The city removed remaining boats in late January and early February, displacing some anchor-outs to the nearby Small Boat Lagoon or — in Shields and Crowell’s case — out into the bay.

The city offered cash assistance to help residents repair their boats and leave the area, Sanftner said, and funded temporary motel stays.

“The city’s policy is to treat everyone with respect,” Sanftner said.

Boat residents don’t see it that way, complaining the ousting came during a spate of stormy weather caused by historic atmospheric rivers.

“It was degrading,” Crowell said. “They didn’t care.”

A boat they had been living on sank with many of their belongings, including government documents and keepsakes like Crowell’s son’s baby teeth, aboard, they said.

“It all turned into a cataclysmic mess,” local homeless advocate Melissa Moore (no relation to Erica Moore) said.

By April, the couple was back, staking claim to another abandoned boat. While the city has offered berthing assistance for the boats to relocate, that requires proof of insurance and registration, which poses a financial challenge for the couple. Shields and Crowell would also have to apply for live-aboard status to occupy their boat full time.
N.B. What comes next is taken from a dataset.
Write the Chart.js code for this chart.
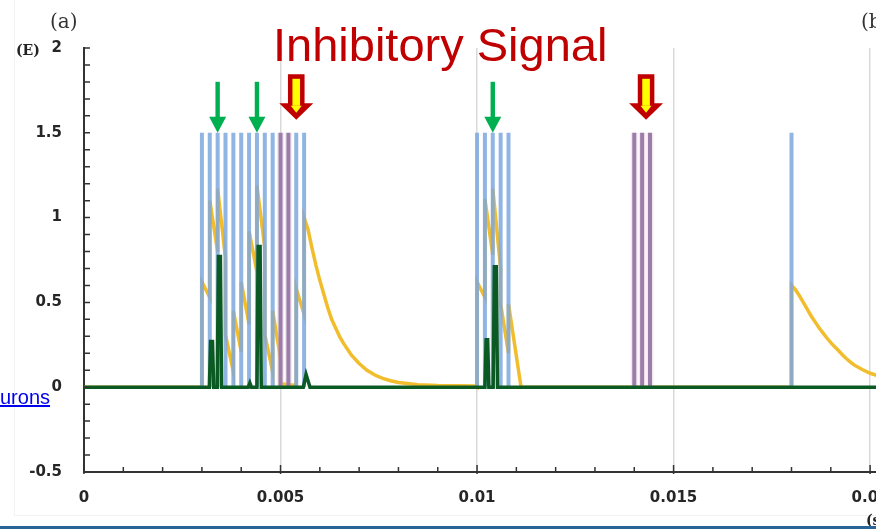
<!DOCTYPE html>
<html lang="en">
<head>
<meta charset="UTF-8">
<title>Inhibitory Signal</title>
<script src="https://cdn.jsdelivr.net/npm/chart.js"></script>
<style>
    body { margin: 0; background: #fff; width: 876px; height: 529px; overflow: hidden; position: relative; }
    #chartBox { position: absolute; left: 0; top: 0; width: 876px; height: 529px; }
    .lbl { position: absolute; line-height: 1; white-space: nowrap; }
    #title { left: 273px; top: 17px; font: 47px "Liberation Sans", Arial, sans-serif; color: #c00000; }
    #panelA { left: 50px; top: 9px; font: 20px "DejaVu Serif", serif; color: #333; }
    #panelB { left: 861px; top: 9px; font: 20px "DejaVu Serif", serif; color: #333; }
    #unitE { left: 16px; top: 42px; font: bold 14px "DejaVu Serif", serif; color: #222; }
    #unitS { left: 866px; top: 512px; font: bold 14px "DejaVu Serif", serif; color: #222; }
    #link { left: 0; top: 386px; font: 20px "Liberation Sans", Arial, sans-serif; color: #0000ee; text-decoration: underline; }
    #frameV { position: absolute; left: 14px; top: 0; width: 1px; height: 515px; background: #f2f2f2; }
    #frameH { position: absolute; left: 14px; top: 515px; width: 862px; height: 1px; background: #f2f2f2; }
    #bottomBar { position: absolute; left: 0; top: 526px; width: 876px; height: 3px; background: #2a6496; }
</style>
</head>
<body>
<div id="frameV"></div>
<div id="frameH"></div>
<div id="chartBox"><canvas id="myChart"></canvas></div>
<div class="lbl" id="title">Inhibitory Signal</div>
<div class="lbl" id="panelA">(a)</div>
<div class="lbl" id="panelB">(b)</div>
<div class="lbl" id="unitE">(E)</div>
<div class="lbl" id="unitS">(s)</div>
<div class="lbl" id="link">urons</div>
<div id="bottomBar"></div>

<script>
    // excitatory input spikes (s) and inhibitory spikes (s)
    const spikeTimes = [0.003, 0.0032, 0.0034, 0.0036, 0.0038, 0.004, 0.0042, 0.0044, 0.0046, 0.0048,
                        0.0054, 0.0056, 0.01, 0.0102, 0.0104, 0.0106, 0.0108, 0.018];
    const inhibTimes = [0.005, 0.0052, 0.014, 0.0142, 0.0144];
    const spikeLevel = 1.5;

    // membrane trace (yellow)
    const yellowT = [0, 0.003, 0.003, 0.0032, 0.0032, 0.0034, 0.0034, 0.0036, 0.0036, 0.0038, 0.0038, 0.004,
                     0.004, 0.0042, 0.0042, 0.0044, 0.0044, 0.0046, 0.0046, 0.0048, 0.0048, 0.005, 0.005, 0.0054,
                     0.0054, 0.0056, 0.0056, 0.0057, 0.0058, 0.0059, 0.006, 0.0061, 0.0062, 0.0063, 0.0064,
                     0.0065, 0.0066, 0.0068, 0.007, 0.0072, 0.0074, 0.0076, 0.0078, 0.008, 0.0085, 0.009,
                     0.0095, 0.00995, 0.01, 0.01, 0.0102, 0.0102, 0.0104, 0.0104, 0.0106,
                     0.0106, 0.0108, 0.0108, 0.01112, 0.018, 0.018, 0.0181, 0.0182, 0.0183, 0.0184, 0.0185,
                     0.0186, 0.0187, 0.0188, 0.0189, 0.019, 0.0191, 0.0192, 0.0193, 0.0194, 0.0195, 0.0196,
                     0.0198, 0.02, 0.0202];
    const yellowV = [0, 0, 0.62, 0.53, 1.1, 0.8, 1.17, 0.76, 0.31, 0.09, 0.45, 0.21,
                     0.62, 0.37, 0.92, 0.68, 1.19, 0.82, 0.31, 0.09, 0.45, 0.17, 0.02, 0.01,
                     0.58, 0.43, 1.0, 0.93, 0.82, 0.72, 0.63, 0.55, 0.47, 0.4, 0.35,
                     0.3, 0.26, 0.19, 0.14, 0.1, 0.072, 0.052, 0.038, 0.028, 0.015, 0.01,
                     0.008, 0.007, 0, 0.62, 0.53, 1.11, 0.78, 1.17, 0.7,
                     0.49, 0.2, 0.49, 0, 0, 0.6, 0.575, 0.54, 0.5, 0.46, 0.42,
                     0.385, 0.35, 0.32, 0.29, 0.263, 0.238, 0.215, 0.19, 0.168, 0.148, 0.13,
                     0.104, 0.082, 0.068];

    // output trace (dark green)
    const greenT = [0, 0.00319, 0.00322, 0.00327, 0.0033, 0.00339, 0.00342, 0.00347, 0.0035,
                    0.00418, 0.00422, 0.00426, 0.0044, 0.00443, 0.00448, 0.00451, 0.00558, 0.00565, 0.00575,
                    0.0102, 0.01023, 0.01027, 0.0103, 0.01041, 0.01044, 0.01049, 0.01052, 0.0202];
    const greenV = [0, 0, 0.27, 0.27, 0, 0, 0.77, 0.77, 0,
                    0, 0.025, 0, 0, 0.83, 0.83, 0, 0, 0.075, 0,
                    0, 0.28, 0.28, 0, 0, 0.71, 0.71, 0, 0];

    // arrow annotations (s)
    const greenArrows = [0.0034, 0.0044, 0.0104];
    const redArrows = [0.0054, 0.0143];

    function spikeLines(times) {
        const pts = [];
        times.forEach(t => {
            pts.push({x: t, y: 0}, {x: t, y: spikeLevel}, {x: t, y: null});
        });
        return pts;
    }
    const toPoints = (ts, vs) => ts.map((t, i) => ({x: t, y: vs[i]}));

    // tick marks inside the axes
    const innerTicks = {
        id: 'innerTicks',
        afterDraw(chart) {
            const {ctx, chartArea: a, scales: {x, y}} = chart;
            ctx.save();
            ctx.strokeStyle = '#333';
            ctx.lineWidth = 1.5;
            ctx.beginPath();
            for (let k = -5; k <= 20; k++) {
                const py = y.getPixelForValue(k / 10);
                ctx.moveTo(a.left, py);
                ctx.lineTo(a.left + 6, py);
            }
            for (let k = 0; k <= 20; k++) {
                const px = x.getPixelForValue(k / 1000);
                const big = k % 5 === 0;
                ctx.moveTo(px, a.bottom + (big ? 2 : 0));
                ctx.lineTo(px, a.bottom - (big ? 7 : 5));
            }
            ctx.stroke();
            ctx.restore();
        }
    };

    const arrows = {
        id: 'arrows',
        afterDatasetsDraw(chart) {
            const {ctx, scales: {x, y}} = chart;
            const top = y.getPixelForValue(spikeLevel);
            ctx.save();
            ctx.fillStyle = '#00b050';
            greenArrows.forEach(t => {
                const px = x.getPixelForValue(t);
                ctx.fillRect(px - 2.2, top - 51, 4.4, 36);
                ctx.beginPath();
                ctx.moveTo(px - 8.5, top - 16);
                ctx.lineTo(px + 8.5, top - 16);
                ctx.lineTo(px, top);
                ctx.closePath();
                ctx.fill();
            });
            redArrows.forEach(t => {
                const px = x.getPixelForValue(t);
                ctx.fillStyle = '#c00000';
                ctx.beginPath();
                ctx.moveTo(px - 8.3, top - 58.5);
                ctx.lineTo(px + 8.3, top - 58.5);
                ctx.lineTo(px + 8.3, top - 29.5);
                ctx.lineTo(px + 17, top - 29.5);
                ctx.lineTo(px, top - 13);
                ctx.lineTo(px - 17, top - 29.5);
                ctx.lineTo(px - 8.3, top - 29.5);
                ctx.closePath();
                ctx.fill();
                ctx.fillStyle = '#ffff00';
                ctx.fillRect(px - 3.8, top - 54, 7.6, 27);
                ctx.beginPath();
                ctx.moveTo(px - 5.5, top - 27);
                ctx.lineTo(px + 5.5, top - 27);
                ctx.lineTo(px, top - 20);
                ctx.closePath();
                ctx.fill();
            });
            ctx.restore();
        }
    };

    const tickFont = {family: 'DejaVu Sans', weight: 'bold', size: 15};

    const ctx = document.getElementById('myChart').getContext('2d');
    new Chart(ctx, {
        type: 'scatter',
        data: {
            datasets: [
                {label: 'Output', data: toPoints(greenT, greenV), borderColor: '#0b5a24', borderWidth: 3.5, showLine: true},
                {label: 'Inhibitory', data: spikeLines(inhibTimes), borderColor: '#9a7dab', borderWidth: 4, showLine: true},
                {label: 'Inhibitory halo', data: spikeLines(inhibTimes), borderColor: 'rgba(232,185,212,0.35)', borderWidth: 7, showLine: true},
                {label: 'Input spikes', data: spikeLines(spikeTimes), borderColor: 'rgba(125,168,222,0.85)', borderWidth: 4, showLine: true},
                {label: 'Potential', data: toPoints(yellowT, yellowV), borderColor: '#f2bd2c', borderWidth: 3.5, showLine: true}
            ]
        },
        options: {
            responsive: true,
            maintainAspectRatio: false,
            animation: false,
            events: [],
            layout: {padding: {top: 48, right: 0, bottom: 0, left: 0}},
            elements: {point: {radius: 0}, line: {tension: 0}},
            plugins: {legend: {display: false}, tooltip: {enabled: false}},
            scales: {
                x: {
                    type: 'linear',
                    min: 0,
                    max: 0.02015,
                    ticks: {
                        stepSize: 0.005,
                        includeBounds: false,
                        autoSkip: false,
                        maxRotation: 0,
                        padding: 17,
                        color: '#262626',
                        font: tickFont,
                        callback: v => String(Number(v.toFixed(4)))
                    },
                    grid: {
                        drawTicks: false,
                        lineWidth: 1.5,
                        color: c => (c.tick && c.tick.value > 0) ? '#d9d9d9' : 'rgba(0,0,0,0)'
                    },
                    border: {color: '#333', width: 2},
                    afterFit: s => { s.height = 57; s.paddingLeft = 0; s.paddingRight = 0; }
                },
                y: {
                    min: -0.5,
                    max: 2,
                    ticks: {
                        stepSize: 0.5,
                        padding: 22,
                        color: '#262626',
                        font: tickFont,
                        callback: v => String(Number(v.toFixed(2)))
                    },
                    grid: {display: false, drawTicks: false},
                    border: {color: '#333', width: 2},
                    afterFit: s => { s.width = 84; s.paddingTop = 0; s.paddingBottom = 0; }
                }
            }
        },
        plugins: [innerTicks, arrows]
    });
</script>
</body>
</html>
“They just found a thriving community in the marina, down at the decommissioned boat docks, and they were really doing well,” Melissa Moore said. “They weren’t trying to be anything other than just living.”

For many, the most frustrating part is that it appears the city did not need to close the marina so early. The city, which said the marina was closed because it had fallen into disrepair, has not specified exactly why it failed to maintain the area.

In February, Cal-Coast defaulted on a portion of the Monarch Bay Shoreline development, the Bay Area News Group previously reported. The developer purchased the 15.9-acre portion of land using a $24.9 million loan that it received from the city of San Leandro itself.

According to Sanftner, the Cal-Coast legal entity that defaulted on the loan filed for Chapter 11 bankruptcy in June, and the city anticipates that the bankruptcy process, which allows companies to restructure their debt, will last at least nine months.

“Presently, city staff has been in ongoing coordination with Cal-Coast on efforts to obtain permitting approvals and continue to do so during the bankruptcy process,” said Tom Liao, the city’s community development director, in an email shared with the Bay Area News Group.

Melissa Moore finds it difficult to understand why the marina was closed if the development has stalled and “nothing’s going to be done with the marina for quite some time.”

“For what, San Leandro?” Melissa Moore asked. “For what? To get a beautiful view out your window at the cost of taxpayer money (at the) cost of people’s lives being traumatized over and over again?”

While Erica Moore supports the city’s recent enforcement of municipal codes, “a really great place for them to start right now is finding somewhere for these people to go legally and not just saying ‘you have to move,’” she said. “I just hope that they do it the right way for the people who are living there and the people who want to be able to use the marina.”